Muotri and his colleagues used a sample of the Zika virus isolated from a clinical case in northeast Brazil to infect two different types of pregnant female mice at the 10- to 13-day mark, or the period of time that corresponds to when most of the women case studies in Brazil have been infected with Zika. What they found was that immediately after birth, some of the pups had experienced intrauterine growth restriction (the poor growth of a fetus while in the mother’s womb) and showed signs of microcephaly, like structural deformations in the cerebral cortex.

Not all of the mice exhibited these abnormalities, but the teams states that their evidence is sufficient to conclude that the Brazilian Zika strain causes microcephaly. Muotri also stated that a person would not have to contract an additional virus, such as dengue, to induce microcephaly or other birth defects in her newborn. Muotri’s team’s study is likely to be the catalyst for further investigations into how the virus has evolved to affect humans—as well as how vaccines can be developed to combat the disease.

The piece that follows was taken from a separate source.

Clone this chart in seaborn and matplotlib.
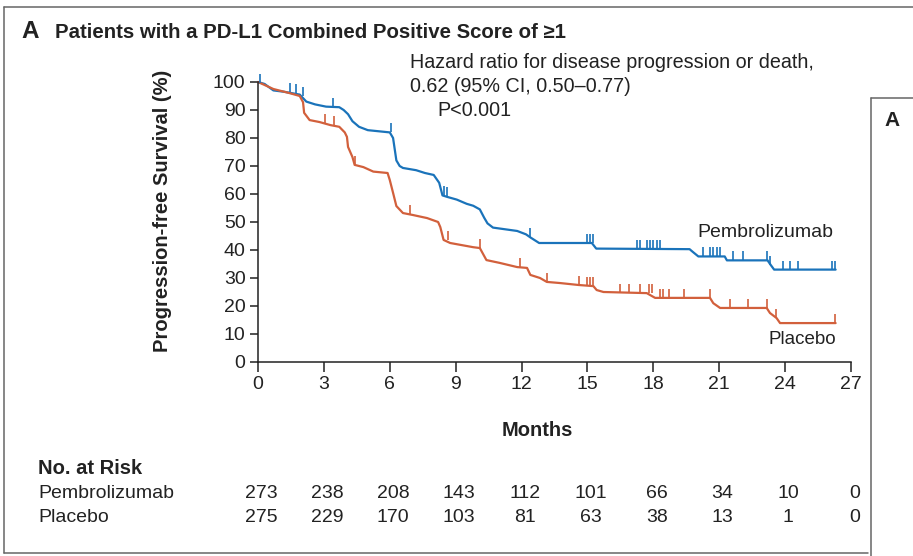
import numpy as np
import pandas as pd
import matplotlib
matplotlib.use("Agg")
import matplotlib.pyplot as plt
import matplotlib.transforms as mtransforms
from matplotlib.lines import Line2D
from matplotlib.path import Path
import seaborn as sns

# Kaplan-Meier curves (months, % progression-free)
pembro_t = [0, 0.3, 0.7, 1.2, 1.9, 2.2, 2.6, 3.1, 3.7, 3.9, 4.1, 4.3, 4.6, 5.0, 6.0,
            6.15, 6.3, 6.45, 6.6, 7.2, 7.6, 8.0, 8.25, 8.4, 8.6, 9.05, 9.5, 9.8, 10.1,
            10.3, 10.45, 10.7, 11.8, 12.2, 12.4, 12.8, 15.2, 15.4, 19.65, 19.8, 20.05,
            21.25, 21.35, 23.2, 23.35, 23.5, 26.3]
pembro_s = [100, 99.3, 97, 96.5, 95.5, 93, 92, 91.2, 91, 90, 88.5, 86, 84, 82.8, 82,
            80, 72, 70, 69.3, 68.5, 67.5, 66.8, 64, 59.5, 59, 58, 56.5, 55.8, 54.5,
            51.5, 49.5, 48, 46.8, 45.6, 44.5, 42.5, 42.5, 40.5, 40.3, 39.3, 37.7,
            37.7, 36.3, 36.3, 34.6, 33, 33]
placebo_t = [0, 0.7, 1.45, 1.9, 2.05, 2.1, 2.35, 2.8, 3.3, 3.7, 3.95, 4.05, 4.1, 4.3,
             4.4, 4.8, 5.25, 5.9, 6.0, 6.15, 6.3, 6.6, 7.05, 7.7, 8.2, 8.3, 8.45, 8.75,
             9.8, 10.1, 10.4, 11.0, 11.8, 12.25, 12.4, 12.84, 13.15, 13.75, 14.6, 15.27,
             15.42, 15.73, 17.7, 18.08, 20.58, 20.73, 21.04, 23.16, 23.31, 23.61, 23.77,
             26.3]
placebo_s = [100, 97.5, 96, 95, 92.8, 89, 86.4, 85.7, 84.6, 84, 82, 80.4, 76.8, 73.2,
             70.4, 69.6, 68, 67.5, 65, 60.4, 55.7, 53.2, 52.5, 51.4, 50, 48.2, 43.6, 42.5,
             41, 40.7, 36.4, 35.4, 33.9, 33.6, 31.1, 30, 28.6, 28.2, 27.5, 27.1,
             25.7, 25, 24.6, 22.9, 22.9, 21, 19.3, 19.3, 17.5, 15.7, 13.9,
             13.9]

# censoring ticks
pembro_cens_t = [0.1, 1.45, 1.75, 2.05, 3.4, 6.05, 8.45, 8.6, 12.4, 14.97, 15.12, 15.27,
                 17.24, 17.4, 17.7, 17.85, 18.0, 18.15, 18.3, 20.28, 20.58, 20.73, 20.89,
                 21.04, 21.65, 22.1, 23.16, 23.31, 23.92, 24.23, 24.6, 26.12, 26.27]
pembro_cens_s = [99.8, 96.5, 96, 95, 91, 82, 59.5, 59.2, 44.5, 42.5, 42.5, 42.5,
                 40.4, 40.4, 40.4, 40.4, 40.4, 40.4, 40.4, 37.7, 37.7, 37.7, 37.7,
                 37.7, 36.3, 36.3, 36.3, 34.6, 33, 33, 33, 33, 33]
placebo_cens_t = [3.05, 3.46, 4.4, 6.9, 8.65, 10.1, 11.93, 13.15, 14.6, 14.97, 15.12,
                  15.27, 16.5, 16.9, 17.4, 17.78, 17.93, 18.3, 18.46, 18.7, 19.4, 20.6,
                  21.5, 22.3, 23.16, 23.6, 26.27]
placebo_cens_s = [85.5, 84.5, 70.5, 52.8, 43.5, 40.8, 34, 28.7, 27.5, 27.2, 27.2,
                  27.2, 24.6, 24.6, 24.6, 24.6, 24.6, 22.9, 22.9, 22.9, 22.9, 22.9,
                  19.3, 19.3, 19.3, 15.7, 13.9]

risk_months = [0, 3, 6, 9, 12, 15, 18, 21, 24, 27]
risk_pembro = [273, 238, 208, 143, 112, 101, 66, 34, 10, 0]
risk_placebo = [275, 229, 170, 103, 81, 63, 38, 13, 1, 0]

blue = "#1a73ba"
red = "#d2603c"
ink = "#222222"

sns.set_style("white")
plt.rcParams['font.family'] = ['Liberation Sans', 'DejaVu Sans']

W, H = 913, 556
fig = plt.figure(figsize=(W / 100, H / 100), dpi=100)
ax = fig.add_axes([258 / W, 1 - 362 / H, (851 - 258) / W, (362 - 82) / H])

def fx(x):
    return x / W

def fy(y):
    return 1 - y / H

sns.lineplot(x=pembro_t, y=pembro_s, sort=False, estimator=None, color=blue, lw=1.6, ax=ax)
sns.lineplot(x=placebo_t, y=placebo_s, sort=False, estimator=None, color=red, lw=1.6, ax=ax)

tick = Path([(0, 0), (0, 1)], [Path.MOVETO, Path.LINETO])
sns.scatterplot(x=pembro_cens_t, y=pembro_cens_s, marker=tick, s=150, color=blue,
                edgecolor=blue, linewidth=1.2, ax=ax, clip_on=False, zorder=3)
sns.scatterplot(x=placebo_cens_t, y=placebo_cens_s, marker=tick, s=150, color=red,
                edgecolor=red, linewidth=1.2, ax=ax, clip_on=False, zorder=3)

for ln in ax.lines:
    ln.set_clip_on(False)

ax.set_xlim(0, 27)
ax.set_ylim(0, 100)
ax.set_xticks(risk_months)
ax.set_yticks(range(0, 101, 10))
ax.set_xlabel("")
ax.set_ylabel("")
for side in ["top", "right"]:
    ax.spines[side].set_visible(False)
for side in ["left", "bottom"]:
    ax.spines[side].set_color(ink)
    ax.spines[side].set_linewidth(1.1)
ax.tick_params(axis="y", direction="out", length=6, width=1.1, color=ink,
               labelsize=14, labelcolor=ink, pad=3, left=True)
ax.tick_params(axis="x", direction="out", length=7, width=1.1, color=ink,
               labelsize=14, labelcolor=ink, pad=3, bottom=True)

# text
fig.text(fx(21), fy(32), "A", fontsize=17.5, fontweight="bold", color=ink, va="center")
fig.text(fx(55), fy(32), "Patients with a PD-L1 Combined Positive Score of \u22651",
         fontsize=14.7, fontweight="bold", color=ink, va="center")
fig.text(fx(410), fy(62), "Hazard ratio for disease progression or death,",
         fontsize=14.2, color=ink, va="center")
fig.text(fx(410), fy(87), "0.62 (95% CI, 0.50\u20130.77)", fontsize=14.2, color=ink, va="center")
fig.text(fx(437), fy(110), "P<0.001", fontsize=14.2, color=ink, va="center")
fig.text(fx(163), fy(211), "Progression-free Survival (%)", fontsize=14.5, fontweight="bold",
         rotation=90, color=ink, va="center", ha="center")
fig.text(fx(537), fy(430), "Months", fontsize=14.5, fontweight="bold", color=ink,
         va="center", ha="center")
fig.text(fx(697), fy(232), "Pembrolizumab", fontsize=14, color=ink, va="center")
fig.text(fx(768), fy(339), "Placebo", fontsize=13.5, color=ink, va="center")

fig.text(fx(38), fy(468), "No. at Risk", fontsize=14.5, fontweight="bold", color=ink, va="center")
fig.text(fx(38), fy(493), "Pembrolizumab", fontsize=14, color=ink, va="center")
fig.text(fx(38), fy(517), "Placebo", fontsize=14, color=ink, va="center")
trans = mtransforms.blended_transform_factory(ax.transData, fig.transFigure)
for m, a, b in zip(risk_months, risk_pembro, risk_placebo):
    ax.text(m + 0.15, fy(493), str(a), transform=trans, fontsize=14, color=ink,
            va="center", ha="center")
    ax.text(m + 0.15, fy(517), str(b), transform=trans, fontsize=14, color=ink,
            va="center", ha="center")

# panel frames
frame = "#666666"
fig.add_artist(Line2D([fx(4), 1], [fy(7), fy(7)], color=frame, lw=1.1))
fig.add_artist(Line2D([fx(4), fx(4)], [fy(7), fy(553)], color=frame, lw=1.1))
fig.add_artist(Line2D([fx(4), fx(868)], [fy(553), fy(553)], color=frame, lw=1.1))
fig.add_artist(Line2D([fx(871), fx(871)], [fy(98), 0], color=frame, lw=1.1))
fig.add_artist(Line2D([fx(871), 1], [fy(98), fy(98)], color=frame, lw=1.1))
fig.text(fx(884), fy(121), "A", fontsize=15, fontweight="bold", color=ink, va="center")

fig.savefig("out.png", dpi=100)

The team also infected human progenitor cells with the virus, showing that the Brazilian strain leads to an increase in cell death. Combined, these analyses suggest that this particular Zika strain causes microcephaly by targeting cortical progenitor cells, prompting cell death, and thereby impeding the brain’s maturation.

Still, the researchers will need to comb through some of the experimental details—like the amount of the virus injected into the mice, the suitability of this animal model’s placenta as a comparison to the human placenta, and the timing of the dosage.